§ **Data supplied**
........
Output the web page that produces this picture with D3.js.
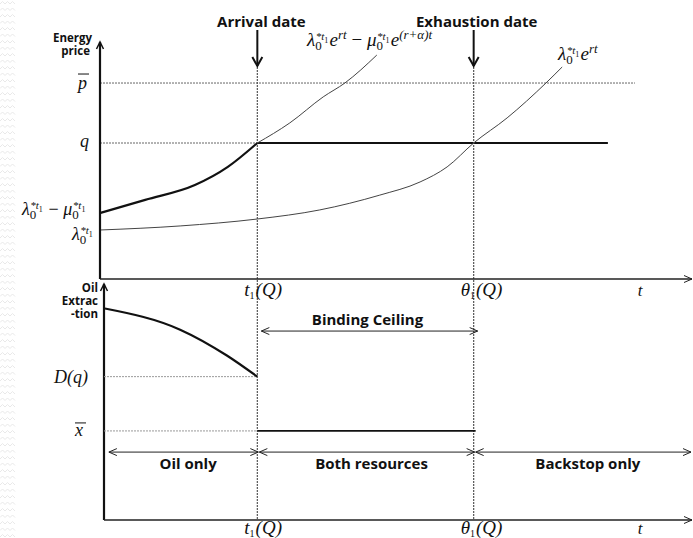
<!DOCTYPE html>
<html>
<head>
<meta charset="utf-8">
<script src="https://cdnjs.cloudflare.com/ajax/libs/d3/7.8.5/d3.min.js"></script>
<style>
  body { margin: 0; background: #fff; }
  .sans { font-family: "Open Sans", Lato, sans-serif; font-weight: bold; fill: #111; }
  .math { font-family: "Liberation Serif", "DejaVu Serif", serif; font-style: italic; fill: #111; }
</style>
</head>
<body>
<div id="chart"></div>
<script>
// time marks on the horizontal axis
const arrivalT = 3.2;     // t1(Q)
const exhaustT = 7.6;     // theta1(Q)

// top panel: price levels and paths
const qLevel = 5.69;
const pBarLevel = 8.2;
const lambdaPath = [[0, 2.05], [1.63, 2.22], [3.2, 2.51], [4.47, 2.89], [5.69, 3.51], [6.51, 4.06],
                    [7.06, 4.69], [7.6, 5.69], [8.28, 6.74], [9.07, 8.2], [9.4, 8.87]];
const lambdaMuPath = [[0, 2.76], [0.92, 3.31], [1.93, 3.93], [2.6, 4.69], [3.2, 5.69],
                      [3.86, 6.53], [4.54, 7.62], [4.98, 8.2], [5.63, 9.37]];
const qLineEnd = 10.33;
const pBarEnd = 10.88;

// bottom panel: extraction
const extraction = [[0.1, 9.0], [1.63, 8.1], [2.58, 7.0], [3.2, 6.1]];
const dqLevel = 6.1;
const xBarLevel = 3.79;
const ceilingRow = 8.04;
const phaseRow = 2.89;
const phases = [
  { label: "Oil only", from: 0.14, to: arrivalT },
  { label: "Both resources", from: arrivalT, to: exhaustT },
  { label: "Backstop only", from: exhaustT, to: 12 }
];

const W = 693, H = 538;
const svg = d3.select("#chart").append("svg").attr("width", W).attr("height", H);

const x = d3.scaleLinear().domain([0, 12]).range([100, 690]);
const yTop = d3.scaleLinear().domain([0, 10]).range([279, 40]);
const yBot = d3.scaleLinear().domain([0, 10]).range([520, 285]);

// faint wavy strip down the left edge of the scan
const strip = svg.append("g").attr("stroke", "#e9e9e9").attr("fill", "none").attr("stroke-width", 1);
for (let yy = 4; yy < H; yy += 6.5) {
  strip.append("path").attr("d", `M0,${yy} l2.5,-2.5 l2.5,2.5 l2.5,-2.5 l2.5,2.5 l2.5,-2.5 l2.5,2.5`);
}

const defs = svg.append("defs");
defs.append("marker").attr("id", "open").attr("viewBox", "-1 -5 10 10")
  .attr("refX", 8).attr("refY", 0).attr("markerWidth", 10).attr("markerHeight", 10)
  .attr("markerUnits", "userSpaceOnUse").attr("orient", "auto-start-reverse")
  .append("path").attr("d", "M0,-3.5 L8,0 L0,3.5").attr("fill", "none").attr("stroke", "#222").attr("stroke-width", 1);

const line = d3.line().x(d => x(d[0])).curve(d3.curveMonotoneX);
const dotted = { stroke: "#666", width: 1, dash: "2,1" };

function hLine(y1, xa, xb, w, color, dash) {
  const l = svg.append("line").attr("x1", xa).attr("x2", xb).attr("y1", y1).attr("y2", y1)
    .attr("stroke", color).attr("stroke-width", w);
  if (dash) l.attr("stroke-dasharray", dash);
  return l;
}

function mathLabel(x0, y0, parts, size) {
  const t = svg.append("text").attr("class", "math").attr("x", x0).attr("y", y0).attr("font-size", size);
  parts.forEach(p => {
    const s = t.append("tspan").text(p.s).attr("y", y0 + (p.dy || 0));
    if (p.dx) s.attr("dx", p.dx);
    if (p.fs) s.attr("font-size", p.fs);
    if (p.up) s.attr("font-style", "normal");
  });
  return t;
}
const nb = "\u00A0";
function sym(s) {
  return [{ s: s }, { s: "0", dy: 4, fs: 13, up: true }, { s: "*t", dy: -6, dx: -6, fs: 11 },
          { s: "1", dy: -3, fs: 8, up: true }, { s: nb, fs: 5 }];
}
const lam = sym("λ");
const mu = sym("μ");
const minus = [{ s: nb + "−" + nb, up: true }];

// ---------- top panel ----------
// reference lines
hLine(yTop(pBarLevel), x(0), x(pBarEnd), 1, dotted.stroke, dotted.dash);
hLine(yTop(qLevel), x(0), x(arrivalT), 1, dotted.stroke, dotted.dash);
hLine(yTop(qLevel), x(arrivalT), x(qLineEnd), 2, "#111");

// vertical date lines
[arrivalT, exhaustT].forEach(t => {
  svg.append("line").attr("x1", x(t)).attr("x2", x(t)).attr("y1", 67).attr("y2", yBot(0))
    .attr("stroke", "#555").attr("stroke-width", 1.2).attr("stroke-dasharray", "2,1");
  svg.append("line").attr("x1", x(t)).attr("x2", x(t)).attr("y1", 30).attr("y2", 66)
    .attr("stroke", "#111").attr("stroke-width", 2);
  svg.append("path").attr("d", `M${x(t) - 5},${57} L${x(t)},${66} L${x(t) + 5},${57}`)
    .attr("fill", "none").attr("stroke", "#111").attr("stroke-width", 2);
});
svg.append("text").attr("class", "sans").attr("x", x(arrivalT) + 4).attr("y", 27)
  .attr("text-anchor", "middle").attr("font-size", 15).text("Arrival date");
svg.append("text").attr("class", "sans").attr("x", x(exhaustT) + 3).attr("y", 27)
  .attr("text-anchor", "middle").attr("font-size", 15).text("Exhaustion date");

// price paths
svg.append("path").datum(lambdaPath).attr("d", line.y(d => yTop(d[1])))
  .attr("fill", "none").attr("stroke", "#444").attr("stroke-width", 1);
svg.append("path").datum(lambdaMuPath.filter(d => d[0] >= arrivalT)).attr("d", line.y(d => yTop(d[1])))
  .attr("fill", "none").attr("stroke", "#444").attr("stroke-width", 1);
svg.append("path").datum(lambdaMuPath.filter(d => d[0] <= arrivalT)).attr("d", line.y(d => yTop(d[1])))
  .attr("fill", "none").attr("stroke", "#111").attr("stroke-width", 2.2);

// axes
svg.append("line").attr("x1", x(0)).attr("x2", x(0)).attr("y1", yTop(0)).attr("y2", 42)
  .attr("stroke", "#111").attr("stroke-width", 2.2);
svg.append("path").attr("d", `M${x(0) - 3.5},49 L${x(0)},42 L${x(0) + 3.5},49`)
  .attr("fill", "none").attr("stroke", "#111").attr("stroke-width", 1.5);
svg.append("line").attr("x1", x(0)).attr("x2", 692).attr("y1", yTop(0)).attr("y2", yTop(0))
  .attr("stroke", "#222").attr("stroke-width", 1.4).attr("marker-end", "url(#open)");

svg.append("text").attr("class", "sans").attr("x", 92).attr("y", 42).attr("text-anchor", "end")
  .attr("font-size", 11.5).text("Energy");
svg.append("text").attr("class", "sans").attr("x", 90).attr("y", 55).attr("text-anchor", "end")
  .attr("font-size", 11.5).text("price");

// y labels top
mathLabel(78, yTop(pBarLevel) + 6, [{ s: "p" }], 18);
hLine(yTop(pBarLevel) - 9, 78, 89, 1, "#111");
mathLabel(80, yTop(qLevel) + 4, [{ s: "q" }], 18);
mathLabel(22, 215, lam.concat(minus).concat(mu), 18);
mathLabel(72, 240, lam, 18);

// curve labels
mathLabel(307, 46, lam.concat([{ s: "e" }, { s: "rt", dy: -7, fs: 13 }]).concat(minus)
  .concat(mu).concat([{ s: "e" }, { s: "(r+α)t", dy: -7, fs: 13 }]), 19);
mathLabel(558, 60, lam.concat([{ s: "e" }, { s: "rt", dy: -7, fs: 13 }]), 19);

// time labels (shared by both panels)
function timeLabels(y0) {
  mathLabel(x(arrivalT) - 13, y0, [{ s: "t" }, { s: "1", dy: 3, fs: 10, up: true }, { s: nb, fs: 4 }, { s: "(Q)" }], 19);
  mathLabel(x(exhaustT) - 13, y0, [{ s: "θ" }, { s: "1", dy: 3, fs: 10, up: true }, { s: nb, fs: 4 }, { s: "(Q)" }], 19);
  mathLabel(x(11.0) - 3, y0, [{ s: "t" }], 17);
}
timeLabels(yTop(0) + 17);

// ---------- bottom panel ----------
const bx0 = x(0) + 4;
svg.append("line").attr("x1", bx0).attr("x2", bx0).attr("y1", yBot(0)).attr("y2", 284)
  .attr("stroke", "#111").attr("stroke-width", 2.2);
svg.append("path").attr("d", `M${bx0 - 3.5},291 L${bx0},284 L${bx0 + 3.5},291`)
  .attr("fill", "none").attr("stroke", "#111").attr("stroke-width", 1.5);
svg.append("line").attr("x1", bx0).attr("x2", 692).attr("y1", yBot(0)).attr("y2", yBot(0))
  .attr("stroke", "#222").attr("stroke-width", 1.4).attr("marker-end", "url(#open)");

["Oil", "Extrac", "-tion"].forEach((s, i) => {
  svg.append("text").attr("class", "sans").attr("x", 98).attr("y", 292 + i * 13)
    .attr("text-anchor", "end").attr("font-size", 11.5).text(s);
});

// D(q) and x-bar
hLine(yBot(dqLevel), bx0, x(arrivalT), 1, "#999", "2,1");
hLine(yBot(xBarLevel), bx0, x(arrivalT), 1, "#999", "2,1");
hLine(yBot(xBarLevel), x(arrivalT), x(exhaustT) + 2, 1.8, "#111");
mathLabel(54, yBot(dqLevel) + 6, [{ s: "D(q)" }], 18);
mathLabel(75, yBot(xBarLevel) + 5, [{ s: "x" }], 18);
hLine(yBot(xBarLevel) - 8, 75, 86, 1, "#111");

svg.append("path").datum(extraction).attr("d", line.y(d => yBot(d[1])))
  .attr("fill", "none").attr("stroke", "#111").attr("stroke-width", 2.2);

// binding ceiling
svg.append("line").attr("x1", x(arrivalT) + 4).attr("x2", x(exhaustT) + 4)
  .attr("y1", yBot(ceilingRow)).attr("y2", yBot(ceilingRow))
  .attr("stroke", "#222").attr("stroke-width", 1)
  .attr("marker-start", "url(#open)").attr("marker-end", "url(#open)");
svg.append("text").attr("class", "sans").attr("x", (x(arrivalT) + x(exhaustT)) / 2 + 2)
  .attr("y", yBot(ceilingRow) - 6).attr("text-anchor", "middle").attr("font-size", 15).text("Binding Ceiling");

// phases
phases.forEach(p => {
  svg.append("line").attr("x1", x(p.from) + 2).attr("x2", Math.min(x(p.to) + 1, 692))
    .attr("y1", yBot(phaseRow)).attr("y2", yBot(phaseRow))
    .attr("stroke", "#222").attr("stroke-width", 1)
    .attr("marker-start", "url(#open)").attr("marker-end", "url(#open)");
  svg.append("text").attr("class", "sans")
    .attr("x", (x(p.from) + Math.min(x(p.to), 692)) / 2 + 6)
    .attr("y", yBot(phaseRow) + 17).attr("text-anchor", "middle").attr("font-size", 15).text(p.label);
});

timeLabels(yBot(0) + 14);
</script>
</body>
</html>
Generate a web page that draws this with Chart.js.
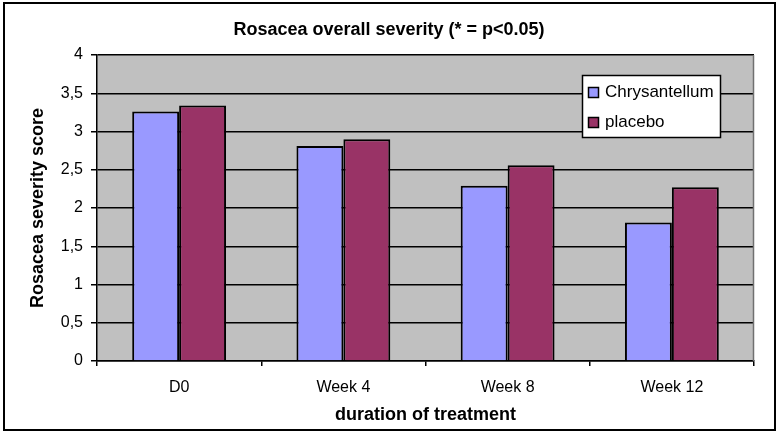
........
§ **Exercise description**
Starting with the first line of the data above and ending with the line containing "const yBot = d3.scaleLinear().domain([0, 10]).range([520, 285]);", please restate every line exactly, leaving images out.

§ **Exercise response**
Output the web page that produces this picture with D3.js.
<!DOCTYPE html>
<html>
<head>
<meta charset="utf-8">
<script src="https://cdnjs.cloudflare.com/ajax/libs/d3/7.8.5/d3.min.js"></script>
<style>
  body { margin: 0; background: #fff; }
  .sans { font-family: "Open Sans", Lato, sans-serif; font-weight: bold; fill: #111; }
  .math { font-family: "Liberation Serif", "DejaVu Serif", serif; font-style: italic; fill: #111; }
</style>
</head>
<body>
<div id="chart"></div>
<script>
// time marks on the horizontal axis
const arrivalT = 3.2;     // t1(Q)
const exhaustT = 7.6;     // theta1(Q)

// top panel: price levels and paths
const qLevel = 5.69;
const pBarLevel = 8.2;
const lambdaPath = [[0, 2.05], [1.63, 2.22], [3.2, 2.51], [4.47, 2.89], [5.69, 3.51], [6.51, 4.06],
                    [7.06, 4.69], [7.6, 5.69], [8.28, 6.74], [9.07, 8.2], [9.4, 8.87]];
const lambdaMuPath = [[0, 2.76], [0.92, 3.31], [1.93, 3.93], [2.6, 4.69], [3.2, 5.69],
                      [3.86, 6.53], [4.54, 7.62], [4.98, 8.2], [5.63, 9.37]];
const qLineEnd = 10.33;
const pBarEnd = 10.88;

// bottom panel: extraction
const extraction = [[0.1, 9.0], [1.63, 8.1], [2.58, 7.0], [3.2, 6.1]];
const dqLevel = 6.1;
const xBarLevel = 3.79;
const ceilingRow = 8.04;
const phaseRow = 2.89;
const phases = [
  { label: "Oil only", from: 0.14, to: arrivalT },
  { label: "Both resources", from: arrivalT, to: exhaustT },
  { label: "Backstop only", from: exhaustT, to: 12 }
];

const W = 693, H = 538;
const svg = d3.select("#chart").append("svg").attr("width", W).attr("height", H);

const x = d3.scaleLinear().domain([0, 12]).range([100, 690]);
const yTop = d3.scaleLinear().domain([0, 10]).range([279, 40]);
const yBot = d3.scaleLinear().domain([0, 10]).range([520, 285]);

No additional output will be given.